Hydrophobic, flexible electromagnetic interference shielding films derived from hydrolysate of waste leather scraps

With the rapid development of wireless telecommunication technologies, it is of fundamental and technological significance to design and engineer high-performance shielding materials against electromagnetic interference (EMI). Herein, a three-step procedure is developed to produce hydrophobic, flexible nanofiber films for EMI shielding and pressure sensing based on hydrolysate of waste leather scraps (HWLS): (i) electrospinning preparation of HWLS/polyacrylonitrile (PAN) nanofiber films, (ii) adsorption of silver nanowires (AgNWs) onto HWLS/PAN nanofiber films, and (iii) coating of HWLS/PAN/AgNWs nanofiber films with polydimethylsiloxane (PDMS).
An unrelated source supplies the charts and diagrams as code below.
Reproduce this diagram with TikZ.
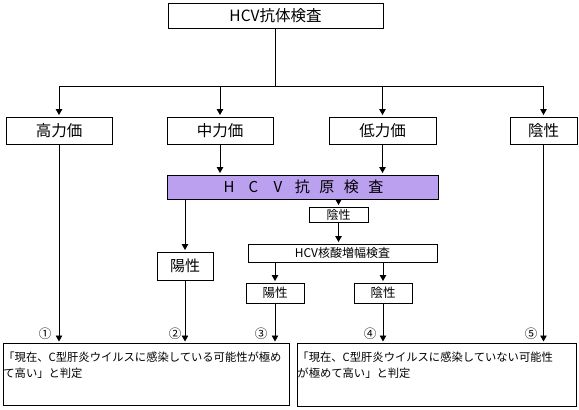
\documentclass[tikz,border=0pt]{standalone}
\usepackage{fontspec}
\setmainfont{Noto Sans CJK JP}
\usetikzlibrary{arrows.meta}
\definecolor{lav}{RGB}{187,160,240}
\newcommand{\cell}[1]{\makebox[24.5pt]{#1}}
\begin{document}
\begin{tikzpicture}[x=1pt,y=-1pt, line width=0.9pt,
  bx/.style={draw, inner sep=0pt, font=\fontsize{15.5}{18}\selectfont},
  sbx/.style={draw, inner sep=0pt, font=\fontsize{12.5}{14}\selectfont},
  tbx/.style={draw, inner sep=0pt, anchor=north west, font=\fontsize{11.3}{16}\selectfont},
  arr/.style={-{Triangle[length=6pt,width=6.5pt]}, shorten >=1.5pt},
  num/.style={inner sep=0pt, font=\fontsize{12.5}{13}\selectfont}]
\useasboundingbox (0,0) rectangle (579,410);

% boxes
\node[bx, minimum width=215, minimum height=25] (top) at (275.5,15.5) {HCV抗体検査};
\node[bx, minimum width=106, minimum height=27] (koryoku) at (59,130.5) {高力価};
\node[bx, minimum width=106, minimum height=27] (churyoku) at (220,130.5) {中力価};
\node[bx, minimum width=107, minimum height=27] (teiryoku) at (382.5,130.5) {低力価};
\node[bx, minimum width=67, minimum height=27] (insei1) at (543.5,130.5) {陰性};
\node[bx, fill=lav, minimum width=271, minimum height=24, font=\fontsize{15}{18}\selectfont] (kogen) at (302.5,187)
  {\cell{H}\cell{C}\cell{V}\cell{抗}\cell{原}\cell{検}\cell{査}};
\node[sbx, minimum width=59, minimum height=15, font=\fontsize{12}{13}\selectfont] (insei2) at (338.5,214.5) {陰性};
\node[sbx, minimum width=189, minimum height=18, font=\fontsize{12}{13}\selectfont] (kakusan) at (342.5,253) {HCV核酸増幅検査};
\node[bx, minimum width=56, minimum height=28, font=\fontsize{15}{18}\selectfont] (yosei1) at (185,266) {陽性};
\node[sbx, minimum width=58, minimum height=20] (yosei2) at (275,293) {陽性};
\node[sbx, minimum width=58, minimum height=20] (insei3) at (383,293) {陰性};
\node[tbx] (left) at (3,343) {\parbox[c][62pt][t]{286pt}{\vspace*{8pt}「現在、C型肝炎ウイルスに感染している可能性が極め\\て高い」と判定}};
\node[tbx] (right) at (297,343) {\parbox[c][63pt][t]{279pt}{\vspace*{8pt}「現在、C型肝炎ウイルスに感染していない可能性\\が極めて高い」と判定}};

% circled numbers
\node[num] (n1) at (45,334) {①};
\node[num] (n2) at (175,334) {②};
\node[num] (n3) at (261,334) {③};
\node[num] (n4) at (370,334) {④};
\node[num] (n5) at (531,334) {⑤};

% connectors
\coordinate (bar) at (0,86);
\draw (top.south) -- (top.south |- bar);
\draw (koryoku.north |- bar) -- (insei1.north |- bar);
\foreach \n in {koryoku,churyoku,teiryoku,insei1}
  \draw[arr] (\n.north |- bar) -- (\n.north);
\draw[arr] (koryoku.south) -- (left.north -| koryoku.south);
\draw[arr] (churyoku.south) -- (kogen.north -| churyoku.south);
\draw[arr] (teiryoku.south) -- (kogen.north -| teiryoku.south);
\draw[arr] (insei1.south) -- (right.north -| insei1.south);
\draw[arr] (kogen.south -| yosei1.north) -- (yosei1.north);
\draw[arr] (kogen.south -| insei2.north) -- (insei2.north);
\draw[arr] (insei2.south) -- (kakusan.north -| insei2.south);
\draw[arr] (kakusan.south -| yosei2.north) -- (yosei2.north);
\draw[arr] (kakusan.south -| insei3.north) -- (insei3.north);
\draw[arr] (yosei1.south) -- (left.north -| yosei1.south);
\draw[arr] (yosei2.south) -- (left.north -| yosei2.south);
\draw[arr] (insei3.south) -- (right.north -| insei3.south);
\end{tikzpicture}
\end{document}
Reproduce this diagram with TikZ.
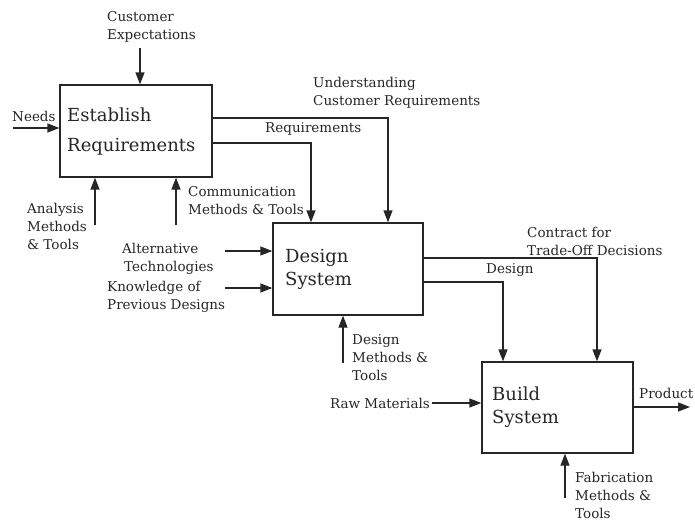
\documentclass[tikz,border=0pt]{standalone}
\usepackage{fontspec}
\setmainfont{DejaVu Serif}
\usetikzlibrary{arrows.meta}
\begin{document}
\begin{tikzpicture}[x=1pt,y=-1pt,
  ink/.style={draw=black!85, line width=1.3pt},
  procbox/.style={ink, rectangle, inner sep=0pt},
  boxtext/.style={anchor=west, align=left, inner sep=0pt, text=black!85},
  arr/.style={ink, -{Triangle[length=12pt,width=9pt]}},
  lbl/.style={align=left, anchor=west, inner sep=0pt,
    font=\fontsize{13.5}{18}\selectfont, text=black!85}]
  \useasboundingbox (0,0) rectangle (695,522);

  % activity boxes
  \node[procbox, minimum width=152pt, minimum height=92pt] (er) at (136,131) {};
  \node[boxtext, font=\fontsize{18}{30}\selectfont] (ert) at (67,132) {Establish\\Requirements};
  \node[procbox, minimum width=150pt, minimum height=92pt] (ds) at (348,269) {};
  \node[boxtext, font=\fontsize{18}{23}\selectfont] (dst) at (285,269) {Design\\System};
  \node[procbox, minimum width=151pt, minimum height=91pt] (bs) at (557.5,407.5) {};
  \node[boxtext, font=\fontsize{18}{23}\selectfont] (bst) at (492,407) {Build\\System};

  % labels
  \node[lbl] (lce) at (107,27) {Customer\\Expectations};
  \node[lbl] (lneeds) at (12,116) {Needs};
  \node[lbl] (lucr) at (313,93) {Understanding\\Customer Requirements};
  \node[lbl] (lreq) at (265,129) {Requirements};
  \node[lbl] (lcom) at (188,201) {Communication\\Methods \& Tools};
  \node[lbl] (lana) at (27,226) {Analysis\\Methods\\\& Tools};
  \node[lbl] (lalt) at (122,259) {Alternative\\\hspace*{2pt}Technologies};
  \node[lbl] (lkno) at (107,297) {Knowledge of\\Previous Designs};
  \node[lbl] (ldmt) at (352,358) {Design\\Methods \&\\Tools};
  \node[lbl] (lcon) at (527,241) {Contract for\\Trade-Off Decisions};
  \node[lbl] (ldes) at (486,270) {Design};
  \node[lbl, anchor=east] (lraw) at (430,403) {Raw Materials};
  \node[lbl] (lprod) at (639,393) {Product};
  \node[lbl] (lfab) at (575,495) {Fabrication\\Methods \&\\Tools};

  % free ends of connectors
  \coordinate (ce) at (140,48);
  \coordinate (nd) at (13,128);
  \coordinate (an) at (95,225);
  \coordinate (cm) at (176,225);
  \coordinate (u1) at (388,118);
  \coordinate (r1) at (311,143);
  \coordinate (al) at (225,251);
  \coordinate (kn) at (225,288);
  \coordinate (dm) at (343,363);
  \coordinate (c1) at (597,258);
  \coordinate (d1) at (503,282);
  \coordinate (rw) at (432,403);
  \coordinate (pr) at (690,407);
  \coordinate (fb) at (565,498);

  % connectors
  \draw[arr] (ce) -- (ce |- er.north);
  \draw[arr] (nd) -- (er.west |- nd);
  \draw[arr] (an) -- (an |- er.south);
  \draw[arr] (cm) -- (cm |- er.south);
  \draw[arr] (er.east |- u1) -- (u1) -- (u1 |- ds.north);
  \draw[arr] (er.east |- r1) -- (r1) -- (r1 |- ds.north);
  \draw[arr] (al) -- (ds.west |- al);
  \draw[arr] (kn) -- (ds.west |- kn);
  \draw[arr] (dm) -- (dm |- ds.south);
  \draw[arr] (ds.east |- c1) -- (c1) -- (c1 |- bs.north);
  \draw[arr] (ds.east |- d1) -- (d1) -- (d1 |- bs.north);
  \draw[arr] (rw) -- (bs.west |- rw);
  \draw[arr] (bs.east |- pr) -- (pr);
  \draw[arr] (fb) -- (fb |- bs.south);
\end{tikzpicture}
\end{document}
Scanning electron microscopy studies show that AgNWs are interweaved with HWLS/PAN nanofibers to form a conductive network, exhibiting an electrical conductivity of 105 S m-1 and shielding efficiency of 65 dB for a 150 μm-thick HWLS/PAN/AgNWs film. The HWLS/PAN/AgNWs/PDMS film displays an even better electromagnetic shielding efficiency of 80 dB and a water contact angle of 132.5°. Results from this study highlight the unique potential of leather solid wastes for the production of high-performance, environmentally friendly, and low-cost EMI shielding materials.